My father was in fact a really good sportsman in every sense; multi-talented; fair to the point of upright. He also did love both rugby and football – as I do – and would have shared, I know, some of my concerns about Evra/Young/Balotelli/Tevezgates and the many etceteras that unfortunately spring to mind. His club, his football club, was always City; City ’til the cruel day he died, at the (surely-this-should-have-gone-to-appeal-ref?) age of 44.
I recall him writing to Tony Book to complain (I think) about a drop in sportsmanship in the game – possibly even from City players. I picture him driving the football right-footed, with that exaggerated toe-pointed/head-descended pose he had when on those few occasions we played in the same Healing Royal British Legion Sunday Football Club side; him defending stoutly – slightly pigeon-chestedly – me twinkling up front. (I used the word pose, by the way, only in the sense of body shape; neither this bloke My Dad nor The Mighty Vic ever posed at anything in their quietly magnificent lives.)
Vic was of course United. He’d played through pain in an era when real, barely-treated pain existed for pro footballers. Pain they could feel, we could see and everyone could believe in. At twenty-six, his career was over because of it. He lived a longish and maybe predictable post-footie life; policeman/driving instructor/grandpa becoming more known and loved for his Northern trueness – his absolute lack of side – than for his sporting ‘fame’. At the age of about 70 he could head a football like… well substantially more powerfully and authoritatively than a certain Liverpool centre-forward I might mention. He never lived to see the new gods of the Premier League and in a way I’m glad for that.
I know we’re into some generational thing here and I know its pitfalls. But look in an extraordinary week for football, for Manchester, it may even be healthy to let some sentiment, some ghosts, some history infiltrate the modern analysis. Football people exist; still. Perhaps in some crude or abstract way I wish to represent them or ingratiate myself into some imagined brotherhood that may then fight heroically against the flash and the brash and the alien. Or at least point out that the Emperor Mario is starkers with a firework up ‘is ‘arris. It feels appropriate to plant a flag for the real spirit of the game, which fortunately we will still hear and feel from the terraces of (even?) the Etihad.
United City is suddenly a mega-derby. Likely to decide the Premiership, or at least hugely important in that Manciniquest. I’ve written previously on the Psycho-joust between the two clubs and between Ole Rednose and the Gaye Gesticulator – both of whom, it strikes me, would have been recognised as proper football blokes, in their different ways, by my forefathers. For surely there is much about Ferguson and Mancini that is reassuringly toggeresque; the anger, the passion for starters; the genuineness of that twisted emotion.

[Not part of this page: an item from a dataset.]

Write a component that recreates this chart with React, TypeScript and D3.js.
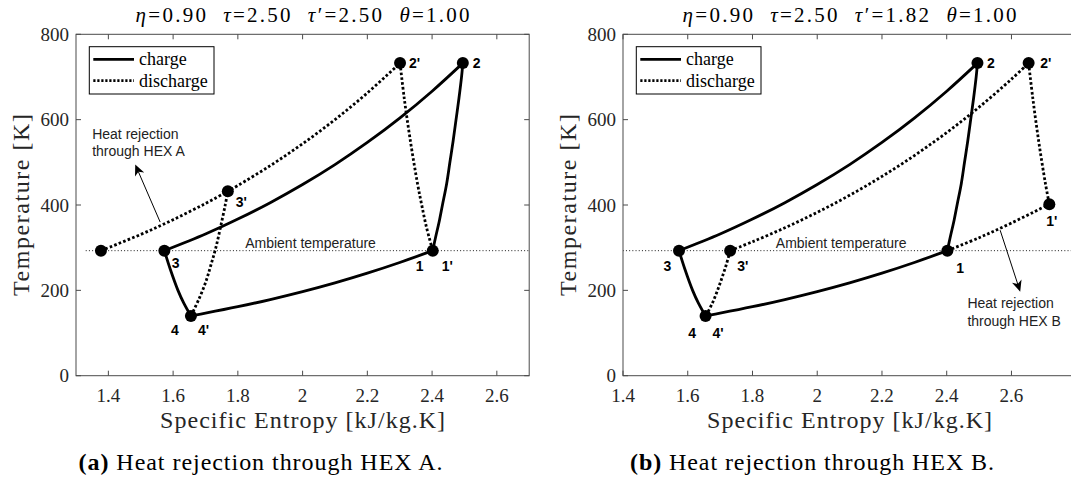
import React from 'react';
import * as d3 from 'd3';

type Pt = [number, number];

// ---------- axes / ticks ----------
const yTicks = [0, 200, 400, 600, 800];
const xTicksA = [1.4, 1.6, 1.8, 2.0, 2.2, 2.4, 2.6];
const xTicksB = [1.4, 1.6, 1.8, 2.0, 2.2, 2.4, 2.6];
const xDomainA: Pt = [1.3, 2.7];
const xDomainB: Pt = [1.4, 2.8];
const ambientT = 293;
const ambientRange: Pt = [1.33, 2.9];

// ---------- charge cycle (same in both panels) ----------
const chargeHighP: Pt[] = [[1.573, 293], [1.7, 332], [1.8, 367], [1.9, 405.5], [2.0, 448], [2.1, 494.7], [2.2, 546.5], [2.3, 603.6], [2.4, 666.7], [2.495, 732.5]];
const chargeLowP: Pt[] = [[1.655, 140], [1.7, 146.4], [1.8, 161.6], [1.9, 178.5], [2.0, 197.1], [2.1, 217.6], [2.2, 240.3], [2.3, 265.3], [2.402, 293]];
const chargeCompression: Pt[] = [[2.402, 293], [2.411, 325], [2.423, 365], [2.432, 400], [2.445, 450], [2.455, 500], [2.465, 550], [2.474, 600], [2.483, 650], [2.491, 700], [2.495, 732.5]];
const chargeExpansion: Pt[] = [[1.573, 293], [1.591, 250], [1.615, 200], [1.633, 170], [1.655, 140]];

// ---------- discharge, panel (a) ----------
const dischAHighP: Pt[] = [[1.377, 293], [1.5, 331], [1.6, 365.5], [1.7, 403.6], [1.769, 432.2], [1.8, 445.7], [1.9, 492.2], [2.0, 543.5], [2.1, 600.1], [2.2, 662.6], [2.301, 732.5]];
const dischACompression: Pt[] = [[1.655, 140], [1.68, 180], [1.701, 220], [1.717, 260], [1.732, 300], [1.747, 350], [1.761, 400], [1.769, 432.2]];
const dischAExpansion: Pt[] = [[2.301, 732.5], [2.314, 650], [2.333, 550], [2.355, 450], [2.368, 400], [2.382, 350], [2.402, 293]];

// ---------- discharge, panel (b) ----------
const dischBHighP: Pt[] = [[1.731, 293], [1.8, 313.8], [1.9, 346.6], [2.0, 382.8], [2.1, 422.8], [2.2, 467], [2.3, 515.8], [2.4, 569.7], [2.5, 629.2], [2.6, 694.9], [2.653, 732.5]];
const dischBCompression: Pt[] = [[1.656, 140], [1.676, 170], [1.692, 200], [1.706, 230], [1.719, 260], [1.731, 293]];
const dischBExpansion: Pt[] = [[2.653, 732.5], [2.666, 650], [2.684, 550], [2.705, 450], [2.717, 402]];
const dischBRejection: Pt[] = [[2.402, 293], [2.5, 323.4], [2.6, 357.8], [2.717, 402]];

// ---------- state points ----------
const statesA: Pt[] = [[2.402, 293], [2.495, 732.5], [2.301, 732.5], [1.573, 293], [1.769, 432.2], [1.655, 140], [1.377, 293]];
const statesB: Pt[] = [[2.402, 293], [2.717, 402], [2.495, 732.5], [2.653, 732.5], [1.573, 293], [1.731, 293], [1.655, 140]];

// labels: text, attached state (s,T), pixel offset
const labelsA: { t: string; at: Pt; dx: number; dy: number }[] = [
  { t: '2', at: [2.495, 732.5], dx: 10, dy: 0 },
  { t: "2'", at: [2.301, 732.5], dx: 9, dy: 0 },
  { t: "3'", at: [1.769, 432.2], dx: 8, dy: 11 },
  { t: '3', at: [1.573, 293], dx: 7.5, dy: 12 },
  { t: '1', at: [2.402, 293], dx: -17, dy: 15 },
  { t: "1'", at: [2.402, 293], dx: 9, dy: 15 },
  { t: '4', at: [1.655, 140], dx: -20, dy: 14.5 },
  { t: "4'", at: [1.655, 140], dx: 7, dy: 14.5 },
];
const labelsB: { t: string; at: Pt; dx: number; dy: number }[] = [
  { t: '2', at: [2.495, 732.5], dx: 9.6, dy: 0 },
  { t: "2'", at: [2.653, 732.5], dx: 11.7, dy: 0 },
  { t: '3', at: [1.573, 293], dx: -15.5, dy: 15 },
  { t: "3'", at: [1.731, 293], dx: 7, dy: 15 },
  { t: '1', at: [2.402, 293], dx: 9, dy: 17 },
  { t: "1'", at: [2.717, 402], dx: -3, dy: 17 },
  { t: '4', at: [1.655, 140], dx: -17.4, dy: 17 },
  { t: "4'", at: [1.655, 140], dx: 7, dy: 17 },
];

const W = 1071;
const H = 482;
const AX_TOP = 34.3;
const AX_BOTTOM = 375.7;
const AX_W = 453.2;

const SERIF = '"Liberation Serif", "Times New Roman", serif';
const SANS = '"Liberation Sans", Arial, Helvetica, sans-serif';
const AXC = '#4a4a4a';
const TXC = '#262626';

type PanelCfg = {
  id: string;
  left: number;
  xDomain: Pt;
  xTicks: number[];
  tauPrime: string;
  discharge: Pt[][];
  states: Pt[];
  labels: { t: string; at: Pt; dx: number; dy: number }[];
  arrowFrom: Pt;
  arrowTo: Pt;
  noteAt: Pt;
  noteLines: string[];
  noteGapT: number;
  ambientTextX: number;
  caption: [string, string];
  captionX: number;
};

function Arrow({ x1, y1, x2, y2 }: { x1: number; y1: number; x2: number; y2: number }) {
  const ang = Math.atan2(y2 - y1, x2 - x1);
  const L = 11;
  const Wd = 5;
  const back = 8;
  const ux = Math.cos(ang), uy = Math.sin(ang);
  const px = -uy, py = ux;
  const bx = x2 - ux * L, by = y2 - uy * L;
  const nx = x2 - ux * back, ny = y2 - uy * back;
  const d = `M${x2},${y2} L${bx + px * Wd},${by + py * Wd} L${nx},${ny} L${bx - px * Wd},${by - py * Wd} Z`;
  return (
    <g>
      <line x1={x1} y1={y1} x2={nx} y2={ny} stroke="#000" strokeWidth={1} />
      <path d={d} fill="#000" />
    </g>
  );
}

function Panel({ p }: { p: PanelCfg }) {
  const x = d3.scaleLinear().domain(p.xDomain).range([p.left, p.left + AX_W]);
  const y = d3.scaleLinear().domain([0, 800]).range([AX_BOTTOM, AX_TOP]);
  const line = d3
    .line<Pt>()
    .x((d) => x(d[0]))
    .y((d) => y(d[1]))
    .curve(d3.curveCatmullRom.alpha(0.5));
  const cx = p.left + AX_W / 2;
  const clipId = `clip-${p.id}`;
  const solid = { fill: 'none', stroke: '#000', strokeWidth: 2.8, strokeLinejoin: 'round' as const };
  const dotted = { fill: 'none', stroke: '#000', strokeWidth: 2.8, strokeDasharray: '2.6 2.2' };
  const lx = p.left + 13.3;
  const ly = AX_TOP + 12.4;
  const tk = 5;
  return (
    <g>
      <defs>
        <clipPath id={clipId}>
          <rect x={p.left} y={AX_TOP} width={AX_W} height={AX_BOTTOM - AX_TOP} />
        </clipPath>
      </defs>
      {/* title */}
      <text x={cx} y={22} textAnchor="middle" fontFamily={SERIF} fontSize={21} fill="#000" textLength={334} lengthAdjust="spacing" style={{ whiteSpace: 'pre' }}>
        <tspan fontStyle="italic">η</tspan>
        <tspan>{'=0.90  '}</tspan>
        <tspan fontStyle="italic">τ</tspan>
        <tspan>{'=2.50  '}</tspan>
        <tspan fontStyle="italic">τ</tspan>
        <tspan>{'′=' + p.tauPrime + '  '}</tspan>
        <tspan fontStyle="italic">θ</tspan>
        <tspan>{'=1.00'}</tspan>
      </text>

      <g clipPath={`url(#${clipId})`}>
        <line x1={x(ambientRange[0])} x2={x(ambientRange[1])} y1={y(ambientT)} y2={y(ambientT)} stroke="#000" strokeWidth={0.9} strokeDasharray="1 2.2" />
        <path d={line(chargeHighP) || ''} {...solid} />
        <path d={line(chargeLowP) || ''} {...solid} />
        <path d={line(chargeCompression) || ''} {...solid} />
        <path d={line(chargeExpansion) || ''} {...solid} />
        {p.discharge.map((c, i) => (
          <path key={i} d={line(c) || ''} {...dotted} />
        ))}
      </g>

      {p.states.map((s, i) => (
        <circle key={i} cx={x(s[0])} cy={y(s[1])} r={6} fill="#000" />
      ))}
      {p.labels.map((l, i) => (
        <text key={i} x={x(l.at[0]) + l.dx} y={y(l.at[1]) + l.dy} dominantBaseline="central" fontFamily={SANS} fontWeight="bold" fontSize={14} fill="#000">
          {l.t}
        </text>
      ))}

      <text x={x(p.ambientTextX)} y={y(311)} textAnchor="middle" dominantBaseline="central" fontFamily={SANS} fontSize={14} fill="#222">
        Ambient temperature
      </text>

      <Arrow x1={x(p.arrowFrom[0])} y1={y(p.arrowFrom[1])} x2={x(p.arrowTo[0])} y2={y(p.arrowTo[1])} />
      {p.noteLines.map((t, i) => (
        <text key={i} x={x(p.noteAt[0])} y={y(p.noteAt[1] - i * p.noteGapT)} dominantBaseline="central" fontFamily={SANS} fontSize={14} fill="#222">
          {t}
        </text>
      ))}

      <rect x={p.left} y={AX_TOP} width={AX_W} height={AX_BOTTOM - AX_TOP} fill="none" stroke={AXC} strokeWidth={1} />
      {p.xTicks.map((v) => (
        <g key={v}>
          <line x1={x(v)} x2={x(v)} y1={AX_BOTTOM} y2={AX_BOTTOM - tk} stroke={AXC} />
          <line x1={x(v)} x2={x(v)} y1={AX_TOP} y2={AX_TOP + tk} stroke={AXC} />
          <text x={x(v)} y={395} textAnchor="middle" dominantBaseline="central" fontFamily={SERIF} fontSize={19} fill={TXC}>
            {String(+v.toFixed(1))}
          </text>
        </g>
      ))}
      {yTicks.map((v) => (
        <g key={v}>
          <line x1={p.left} x2={p.left + tk} y1={y(v)} y2={y(v)} stroke={AXC} />
          <line x1={p.left + AX_W} x2={p.left + AX_W - tk} y1={y(v)} y2={y(v)} stroke={AXC} />
          <text x={p.left - 7} y={y(v)} textAnchor="end" dominantBaseline="central" fontFamily={SERIF} fontSize={19} fill={TXC}>
            {String(v)}
          </text>
        </g>
      ))}

      <text x={cx} y={428} textAnchor="middle" fontFamily={SERIF} fontSize={24} fill={TXC} textLength={285} lengthAdjust="spacing">
        Specific Entropy [kJ/kg.K]
      </text>
      <text transform={`translate(${p.left - 47},${(AX_TOP + AX_BOTTOM) / 2}) rotate(-90)`} textAnchor="middle" fontFamily={SERIF} fontSize={24} fill={TXC} textLength={182} lengthAdjust="spacing">
        Temperature [K]
      </text>

      <rect x={lx} y={ly} width={124.7} height={47.3} fill="#fff" stroke="#000" strokeWidth={1} />
      <line x1={lx + 4} x2={lx + 44.7} y1={ly + 12.6} y2={ly + 12.6} stroke="#000" strokeWidth={2.8} />
      <line x1={lx + 4} x2={lx + 44.7} y1={ly + 34} y2={ly + 34} stroke="#000" strokeWidth={2.8} strokeDasharray="2.2 1.8" />
      <text x={lx + 49.7} y={ly + 12.6} dominantBaseline="central" fontFamily={SERIF} fontSize={18} fill="#000">
        charge
      </text>
      <text x={lx + 49.7} y={ly + 34} dominantBaseline="central" fontFamily={SERIF} fontSize={18} fill="#000">
        discharge
      </text>

      <text x={p.captionX} y={470} textAnchor="middle" fontFamily={SERIF} fontSize={24} fill="#000" textLength={364} lengthAdjust="spacing" style={{ whiteSpace: 'pre' }}>
        <tspan fontWeight="bold">{p.caption[0]}</tspan>
        <tspan>{' ' + p.caption[1]}</tspan>
      </text>
    </g>
  );
}

const panelA: PanelCfg = {
  id: 'a',
  left: 76,
  xDomain: xDomainA,
  xTicks: xTicksA,
  tauPrime: '2.50',
  discharge: [dischAHighP, dischACompression, dischAExpansion],
  states: statesA,
  labels: labelsA,
  arrowFrom: [1.56, 360],
  arrowTo: [1.483, 495],
  noteAt: [1.35, 566],
  noteLines: ['Heat rejection', 'through HEX A'],
  noteGapT: 40,
  ambientTextX: 2.0245,
  caption: ['(a)', 'Heat rejection through HEX A.'],
  captionX: 260.5,
};

const panelB: PanelCfg = {
  id: 'b',
  left: 623,
  xDomain: xDomainB,
  xTicks: xTicksB,
  tauPrime: '1.82',
  discharge: [dischBHighP, dischBCompression, dischBExpansion, dischBRejection],
  states: statesB,
  labels: labelsB,
  arrowFrom: [2.565, 341],
  arrowTo: [2.627, 197],
  noteAt: [2.464, 170.3],
  noteLines: ['Heat rejection', 'through HEX B'],
  noteGapT: 42.6,
  ambientTextX: 2.074,
  caption: ['(b)', 'Heat rejection through HEX B.'],
  captionX: 812,
};

export default function App() {
  return (
    <svg width={W} height={H} viewBox={`0 0 ${W} ${H}`} style={{ position: 'absolute', left: 0, top: 0, background: '#fff' }}>
      <rect x={0} y={0} width={W} height={H} fill="#fff" />
      <Panel p={panelA} />
      <Panel p={panelB} />
    </svg>
  );
}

What’s different is of course the inflated stuff; the hopeless arrogance around; the money. It has me turning in my own grave many years (I hope) in advance of my actual death and from the rattling down our street I sense I’m not alone in this. Boom boom.
I don’t want to be this way; it’s just… those diamond ear-thingies; an’ those jaunty caps and hats and… all that designer attitude; getting in the way of the football. To the point where actual kicking and heading cannot be understood as clean sport, independent of depressingly ego-polluted dross. Rarely does the gaining of a profile seem to come at such a cost – so many players simply seeming heartless in their privately estated unlove for the game.
There are times when many of us just simply can’t get in or get past that modern cynicism, that duff play-acting; or no longer want to. Because we just don’t get that in any game the objective appears to be to pretend something diabolical just happened… or get some other bloke sent off… or con the ref… or actually (unbelievably) as a forward player be far more interested in penalties than in scoring? (That one really does my head in.)
I know not all players are eating up the soul of the game all the time but few are entirely blameless or immune to the pervasive mind-blowing insensitivity regarding their own luck, their good fortune… and therefore their responsibility. That as much as anything sets them apart from us.
So I can think of coupla fellahs who would be offended by this latterday, allegedly Premiership stuff. But they had a particular kind of genius carrying them through; one not perhaps kicking around quite so freely on the scuffed streets of Prestbury, or coached at Lilleshall, or espoused convincingly enough elsewhere. Something to do with natural honesty being expressed through sport; which we know can happen; which can actually be – in the hackneyed vernacular? – a great joy.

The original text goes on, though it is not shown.